§ **Required task**:
Everything from the first line of the data through the line with "(0,0) rectangle (838,465);" is to be echoed exactly, minus the pictures.
◇ ◇ ◇ ◇
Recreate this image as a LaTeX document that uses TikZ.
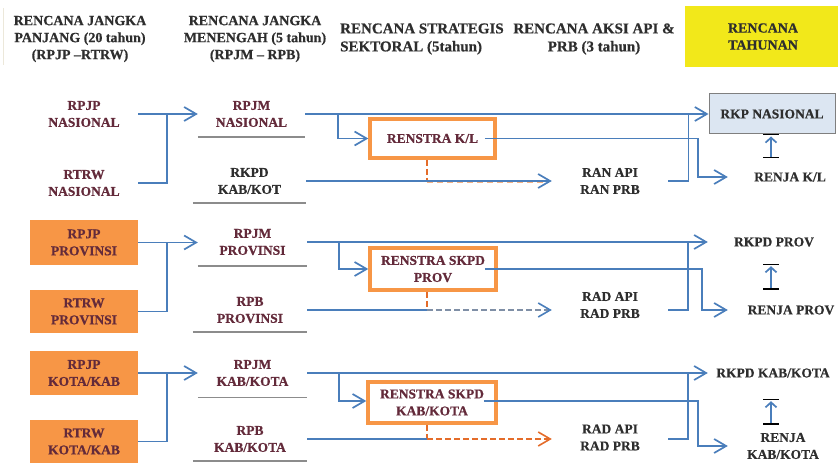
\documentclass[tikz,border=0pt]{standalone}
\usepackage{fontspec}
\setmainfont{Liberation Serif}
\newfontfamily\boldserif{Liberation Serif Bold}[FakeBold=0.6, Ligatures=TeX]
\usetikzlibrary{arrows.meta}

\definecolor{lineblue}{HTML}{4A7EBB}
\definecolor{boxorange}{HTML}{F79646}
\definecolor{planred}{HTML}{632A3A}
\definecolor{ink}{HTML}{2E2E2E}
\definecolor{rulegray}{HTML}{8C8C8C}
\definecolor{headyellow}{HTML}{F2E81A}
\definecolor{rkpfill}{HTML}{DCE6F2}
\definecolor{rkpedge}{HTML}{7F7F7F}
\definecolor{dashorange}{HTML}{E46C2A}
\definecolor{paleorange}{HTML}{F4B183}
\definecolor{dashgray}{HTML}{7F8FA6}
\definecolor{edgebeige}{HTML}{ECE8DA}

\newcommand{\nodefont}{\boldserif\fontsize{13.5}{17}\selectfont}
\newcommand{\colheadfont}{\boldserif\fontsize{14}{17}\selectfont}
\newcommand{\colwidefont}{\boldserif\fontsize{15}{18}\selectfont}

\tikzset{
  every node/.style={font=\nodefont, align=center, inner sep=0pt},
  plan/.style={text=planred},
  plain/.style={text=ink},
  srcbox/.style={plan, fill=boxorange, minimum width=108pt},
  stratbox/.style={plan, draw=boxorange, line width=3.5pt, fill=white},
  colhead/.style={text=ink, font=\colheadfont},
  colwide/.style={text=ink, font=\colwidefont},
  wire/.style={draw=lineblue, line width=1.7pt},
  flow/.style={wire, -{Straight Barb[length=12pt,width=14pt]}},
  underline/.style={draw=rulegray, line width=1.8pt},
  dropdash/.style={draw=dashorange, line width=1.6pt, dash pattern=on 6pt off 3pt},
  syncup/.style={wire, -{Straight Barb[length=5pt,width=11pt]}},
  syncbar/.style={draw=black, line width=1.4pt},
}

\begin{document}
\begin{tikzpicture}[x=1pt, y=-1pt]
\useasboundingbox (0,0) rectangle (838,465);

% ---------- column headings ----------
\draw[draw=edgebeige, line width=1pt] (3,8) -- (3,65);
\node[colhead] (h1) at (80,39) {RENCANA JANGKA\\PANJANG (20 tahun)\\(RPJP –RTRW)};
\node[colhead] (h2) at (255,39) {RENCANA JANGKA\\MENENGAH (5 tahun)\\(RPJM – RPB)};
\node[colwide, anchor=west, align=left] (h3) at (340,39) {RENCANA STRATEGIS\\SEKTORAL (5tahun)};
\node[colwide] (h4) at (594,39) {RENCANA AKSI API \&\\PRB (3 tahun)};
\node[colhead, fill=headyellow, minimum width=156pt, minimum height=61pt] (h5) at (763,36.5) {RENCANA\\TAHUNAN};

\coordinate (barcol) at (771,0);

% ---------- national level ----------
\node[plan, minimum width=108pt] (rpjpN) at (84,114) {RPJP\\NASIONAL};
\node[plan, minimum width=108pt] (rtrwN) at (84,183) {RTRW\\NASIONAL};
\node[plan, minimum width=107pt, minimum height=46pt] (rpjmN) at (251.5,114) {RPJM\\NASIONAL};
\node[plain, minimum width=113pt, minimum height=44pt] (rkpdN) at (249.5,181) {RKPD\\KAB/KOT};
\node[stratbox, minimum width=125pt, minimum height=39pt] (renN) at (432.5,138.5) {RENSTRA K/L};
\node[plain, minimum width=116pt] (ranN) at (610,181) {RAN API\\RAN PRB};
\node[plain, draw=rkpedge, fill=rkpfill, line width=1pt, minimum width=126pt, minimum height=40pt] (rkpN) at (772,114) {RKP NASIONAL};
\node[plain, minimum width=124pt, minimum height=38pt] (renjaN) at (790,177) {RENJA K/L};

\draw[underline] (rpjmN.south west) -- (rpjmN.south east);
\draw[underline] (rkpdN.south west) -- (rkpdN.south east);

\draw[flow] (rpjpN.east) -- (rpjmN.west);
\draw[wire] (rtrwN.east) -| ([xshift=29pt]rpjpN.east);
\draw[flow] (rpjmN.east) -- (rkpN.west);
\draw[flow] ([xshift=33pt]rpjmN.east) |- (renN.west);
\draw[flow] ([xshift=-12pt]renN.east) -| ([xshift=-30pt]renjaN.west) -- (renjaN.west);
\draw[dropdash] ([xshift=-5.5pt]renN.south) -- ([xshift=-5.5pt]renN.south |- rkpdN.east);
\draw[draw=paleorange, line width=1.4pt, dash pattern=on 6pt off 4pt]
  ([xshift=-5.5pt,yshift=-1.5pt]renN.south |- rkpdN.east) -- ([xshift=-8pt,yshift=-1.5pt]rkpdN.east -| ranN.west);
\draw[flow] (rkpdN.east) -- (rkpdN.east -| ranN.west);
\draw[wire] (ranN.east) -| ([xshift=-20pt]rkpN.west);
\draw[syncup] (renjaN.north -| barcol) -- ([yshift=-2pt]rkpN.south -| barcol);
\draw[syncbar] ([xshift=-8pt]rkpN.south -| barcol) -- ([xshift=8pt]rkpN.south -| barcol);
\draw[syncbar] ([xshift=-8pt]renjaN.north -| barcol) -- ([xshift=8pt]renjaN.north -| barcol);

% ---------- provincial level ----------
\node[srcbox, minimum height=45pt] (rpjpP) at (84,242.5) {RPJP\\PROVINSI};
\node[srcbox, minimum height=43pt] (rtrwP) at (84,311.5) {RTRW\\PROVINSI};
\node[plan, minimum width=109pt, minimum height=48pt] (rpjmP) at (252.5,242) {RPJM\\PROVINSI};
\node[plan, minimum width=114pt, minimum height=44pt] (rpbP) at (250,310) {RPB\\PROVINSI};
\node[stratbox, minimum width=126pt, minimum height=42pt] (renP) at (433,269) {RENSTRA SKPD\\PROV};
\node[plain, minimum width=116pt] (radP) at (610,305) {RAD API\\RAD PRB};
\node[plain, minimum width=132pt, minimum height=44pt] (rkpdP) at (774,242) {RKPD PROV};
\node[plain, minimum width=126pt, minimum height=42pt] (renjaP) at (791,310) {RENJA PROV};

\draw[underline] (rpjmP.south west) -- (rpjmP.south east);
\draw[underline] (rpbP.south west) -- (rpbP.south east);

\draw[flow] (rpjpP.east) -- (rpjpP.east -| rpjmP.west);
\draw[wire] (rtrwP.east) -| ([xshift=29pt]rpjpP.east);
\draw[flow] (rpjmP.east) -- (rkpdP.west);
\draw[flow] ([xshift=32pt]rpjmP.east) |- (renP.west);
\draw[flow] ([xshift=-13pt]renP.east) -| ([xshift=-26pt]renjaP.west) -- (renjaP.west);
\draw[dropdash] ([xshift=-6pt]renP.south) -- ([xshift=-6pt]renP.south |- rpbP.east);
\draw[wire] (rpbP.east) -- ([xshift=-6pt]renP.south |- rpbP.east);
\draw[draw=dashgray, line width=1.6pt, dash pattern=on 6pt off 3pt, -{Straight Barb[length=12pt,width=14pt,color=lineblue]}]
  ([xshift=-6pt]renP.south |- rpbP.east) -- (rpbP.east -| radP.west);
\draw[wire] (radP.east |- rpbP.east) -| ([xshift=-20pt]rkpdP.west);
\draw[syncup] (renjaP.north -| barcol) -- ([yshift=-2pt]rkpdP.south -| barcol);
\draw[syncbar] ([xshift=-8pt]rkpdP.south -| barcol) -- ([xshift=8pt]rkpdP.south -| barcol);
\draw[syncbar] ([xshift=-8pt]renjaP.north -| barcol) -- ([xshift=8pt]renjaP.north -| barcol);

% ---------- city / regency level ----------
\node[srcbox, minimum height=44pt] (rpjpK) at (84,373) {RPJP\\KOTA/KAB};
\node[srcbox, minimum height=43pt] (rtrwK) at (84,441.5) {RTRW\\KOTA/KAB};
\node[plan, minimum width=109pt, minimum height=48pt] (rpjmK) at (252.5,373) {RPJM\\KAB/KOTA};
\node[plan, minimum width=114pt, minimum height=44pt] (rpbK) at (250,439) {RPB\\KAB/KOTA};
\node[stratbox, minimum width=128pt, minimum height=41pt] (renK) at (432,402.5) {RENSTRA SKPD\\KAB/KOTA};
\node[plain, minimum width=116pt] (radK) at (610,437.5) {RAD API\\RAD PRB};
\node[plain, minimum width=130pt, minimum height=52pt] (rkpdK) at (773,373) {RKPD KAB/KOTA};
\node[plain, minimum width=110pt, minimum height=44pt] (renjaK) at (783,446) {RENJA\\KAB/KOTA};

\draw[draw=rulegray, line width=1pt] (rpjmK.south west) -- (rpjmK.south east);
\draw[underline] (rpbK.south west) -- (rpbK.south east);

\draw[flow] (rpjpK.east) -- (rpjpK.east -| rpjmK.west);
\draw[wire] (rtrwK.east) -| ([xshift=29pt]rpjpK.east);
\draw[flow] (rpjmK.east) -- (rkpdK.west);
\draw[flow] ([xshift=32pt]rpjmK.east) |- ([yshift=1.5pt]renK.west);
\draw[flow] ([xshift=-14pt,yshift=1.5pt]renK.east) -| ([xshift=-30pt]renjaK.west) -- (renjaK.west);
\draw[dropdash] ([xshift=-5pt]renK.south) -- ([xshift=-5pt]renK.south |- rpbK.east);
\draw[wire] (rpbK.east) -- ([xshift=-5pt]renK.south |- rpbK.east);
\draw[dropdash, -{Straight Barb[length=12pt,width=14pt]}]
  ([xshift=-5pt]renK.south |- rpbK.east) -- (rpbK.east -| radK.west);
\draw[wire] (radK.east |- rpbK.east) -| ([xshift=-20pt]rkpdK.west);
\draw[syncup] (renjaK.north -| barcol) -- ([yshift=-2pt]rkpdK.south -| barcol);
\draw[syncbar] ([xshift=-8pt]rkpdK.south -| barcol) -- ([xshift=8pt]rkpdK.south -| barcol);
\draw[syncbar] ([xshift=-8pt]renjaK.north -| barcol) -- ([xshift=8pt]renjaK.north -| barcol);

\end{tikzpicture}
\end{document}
◇ ◇ ◇ ◇
§ **Full output**:
Recreate this image as a LaTeX document that uses TikZ.
\documentclass[tikz,border=0pt]{standalone}
\usepackage{fontspec}
\setmainfont{Liberation Serif}
\newfontfamily\boldserif{Liberation Serif Bold}[FakeBold=0.6, Ligatures=TeX]
\usetikzlibrary{arrows.meta}

\definecolor{lineblue}{HTML}{4A7EBB}
\definecolor{boxorange}{HTML}{F79646}
\definecolor{planred}{HTML}{632A3A}
\definecolor{ink}{HTML}{2E2E2E}
\definecolor{rulegray}{HTML}{8C8C8C}
\definecolor{headyellow}{HTML}{F2E81A}
\definecolor{rkpfill}{HTML}{DCE6F2}
\definecolor{rkpedge}{HTML}{7F7F7F}
\definecolor{dashorange}{HTML}{E46C2A}
\definecolor{paleorange}{HTML}{F4B183}
\definecolor{dashgray}{HTML}{7F8FA6}
\definecolor{edgebeige}{HTML}{ECE8DA}

\newcommand{\nodefont}{\boldserif\fontsize{13.5}{17}\selectfont}
\newcommand{\colheadfont}{\boldserif\fontsize{14}{17}\selectfont}
\newcommand{\colwidefont}{\boldserif\fontsize{15}{18}\selectfont}

\tikzset{
  every node/.style={font=\nodefont, align=center, inner sep=0pt},
  plan/.style={text=planred},
  plain/.style={text=ink},
  srcbox/.style={plan, fill=boxorange, minimum width=108pt},
  stratbox/.style={plan, draw=boxorange, line width=3.5pt, fill=white},
  colhead/.style={text=ink, font=\colheadfont},
  colwide/.style={text=ink, font=\colwidefont},
  wire/.style={draw=lineblue, line width=1.7pt},
  flow/.style={wire, -{Straight Barb[length=12pt,width=14pt]}},
  underline/.style={draw=rulegray, line width=1.8pt},
  dropdash/.style={draw=dashorange, line width=1.6pt, dash pattern=on 6pt off 3pt},
  syncup/.style={wire, -{Straight Barb[length=5pt,width=11pt]}},
  syncbar/.style={draw=black, line width=1.4pt},
}

\begin{document}
\begin{tikzpicture}[x=1pt, y=-1pt]
\useasboundingbox (0,0) rectangle (838,465);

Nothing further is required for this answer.